Two weekends ago I made my first trip back to Guayaquil. Five years ago, in the summer of 2006, I spent a month living there with the family of a friend of my father's from college. I returned to celebrate the New Year during winter break of 2006-2007. I made friends in the city, some of whom even visited me during my freshman year at William & Mary in 2007. Going back to Guayaquil for the first time was such a fun blast from the past - seeing all these places and people that I remembered fondly. In addition to socializing there I also did some work for my law journal and went to the Sunday family luncheon with my hosts, which was fun as many of them remember and know my parents, uncle, and siblings.

This past weekend was my birthday weekend, and I was lucky to have my July 4th birthday off because the SEJP is funded by USAID and celebrates American holidays. I put a lot of thought into what I wanted to do to make the weekend special for myself. I started out on Saturday morning in Quito by venturing down to the colonial center. Here is a picture of the Presidential Palace on the Plaza de la Independencia, also called the Plaza Grande:

presidente

But my main destination for the morning was the Convent of Santa Clara. In all of its 415 years, the convent has never previously been open to the public. But this year, the nuns decided to open their doors for the very first time during the months of June and July to hold an exhibit called The Splendor of Quito's Baroque Art.
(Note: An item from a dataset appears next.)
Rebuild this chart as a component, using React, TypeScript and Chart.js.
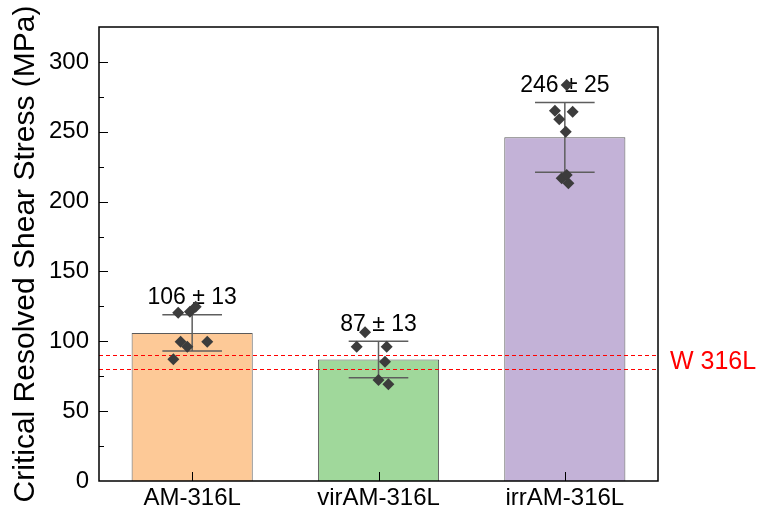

There was something cool about being able to take advantage during my time here of such a rare opportunity, and the works were really beautiful and intriguing. If you want, join in with my Godmother and mom in making fun of me for going to a convent in celebration of my 23rd birthday. Here's a picture of me in the courtyard, the only place we were allowed to take pictures:

convento

From there I headed home to pack my stuff, and I boarded a plane Saturday afternoon back to Guayaquil. Having been in Argentina last summer, I remember that spending one's birthday in a foreign country comes with a certain feeling of isolation - especially when everyone else at home in the United States is getting together for barbecues and holiday fun. So I decided to go back to Guayaquil to spend some of my birthday with people who have known me for longer and who are more familiar with me and my family. I had a great time celebrating with friends and going out to dinner the nights before my birthday. Here is a picture of me with my slice of cake on Birthday Eve:

birthday

On the morning of my actual birthday I flew back to Quito (since everyone else had to get back to work and school) and went to the Fundación Guayasamín, a museum that is only open during the week. The museum had three exhibits. The first was Guayasamín's personal collection of pre-Columbian artifacts, including my very favorite face jugs:

peoplejugs

The second collection was Guayasamín's personal collection of colonial art, and the last was a collection of his own works. Here's a few images of the grounds:

fundacionone

fundaciontwo

After that, I had a nice call with my parents from the phone cabins café on the ground floor of my apartment complex and went to my exercise class. All in all, it was a fun weekend spent both seeing the sights like a good tourist should and celebrating with the people who know me best. With any luck, this weekend I'll be venturing into the cloud forest, which is essentially a jungle set high in the mountains that exists in a constant state of mist and fog.

Salutations to all those reading at home!